American businessman and public speaker

Armando Montelongo Jr. is an American real estate entrepreneur and public speaker, best known for his role from 2006 to 2009 on the A&E reality TV show Flip This House. He is the founder of "Armando Montelongo Companies", which presents real estate investment seminars. Montelongo continues investing in real estate while operating his seminar company.

==Career==

===Entertainment===
After the first season of Flip This House cast, the second season was recast with two teams Montelongo's team from San Antonio and another competitor from Atlanta. Along with his then-wife Veronica, Brent Holt, and Randy Burch they were known as the San Antonio Team on the A&E show. He was on the show for three seasons.

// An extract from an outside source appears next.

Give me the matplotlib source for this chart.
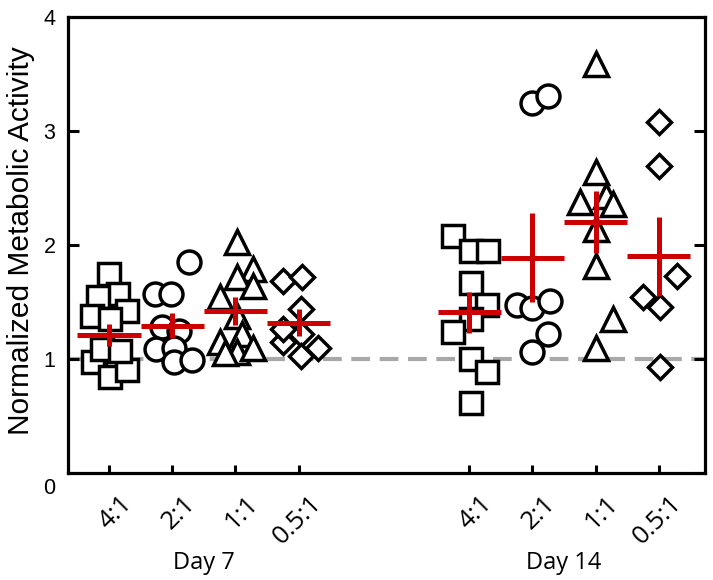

In 2011, Montelongo formed a film production company, "Armando Montelongo Productions", to produce a feature film called Line of Duty. Described as an "urban crime drama", the movie was set and filmed in San Antonio. Line of Duty was written and directed by San Antonio native Bryan Ramirez, and featured Jeremy Ray Valdez, Will Rothhaar, Walter Perez, Joseph Julian Soria, Will Estes, Vivica A. Fox, Fernanda Romero and Jesse Borrego. Montelongo served as the film's executive producer. The estimated $2.5 million-budget film premiered in February 2013, with theatrical release in September and DVD release slated for December 2013.

===Awards===
In August 2011, Montelongo was ranked as the No. 2 Hispanic business owner on Inc. 500.

===Other businesses===
Montelongo moved back to his hometown of San Antonio, Texas, from California in 2001 and launched a career as a real estate investor. He began offering real estate seminars in 2005 and started Armando Montelongo Seminars in 2008. The company's seminars include information on the company's $1,500 three-day workshop as well as for a $25,000 in-person training workshop with Armando Montelongo.

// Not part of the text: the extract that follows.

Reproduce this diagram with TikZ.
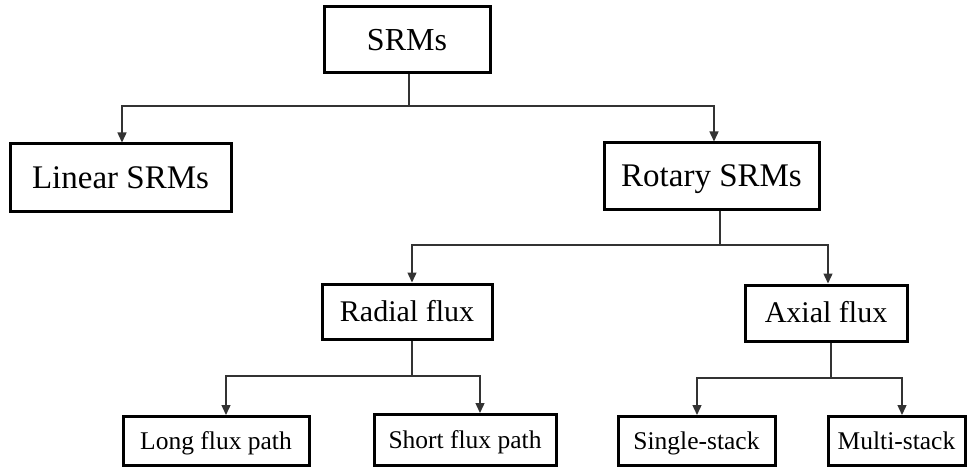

In 2011 the seminar company was investigated by the Texas attorney general. Montelongo settled the case with no admission of wrongdoing, and signed an "Assurance of Voluntary Compliance" outlining 20 conditions that must be met to continue marketing the seminars, including refraining from any false claims and stating that the seminars are primarily a vehicle to sell goods and services.

In May 2010, Montelongo sponsored an Indy 500 race car with Conquest Racing. The driver, Mario Romancini, finished 13th. One year later, he sponsored another car with Conquest Racing, driven by Pippa Mann.

On February 6, 2015, Montelongo was featured on Undercover Boss in which he disguised himself as an electrician, a seminar student, and a call center employee "to see what keeps his real estate investment company on solid ground" and make sure nothing untoward is going on.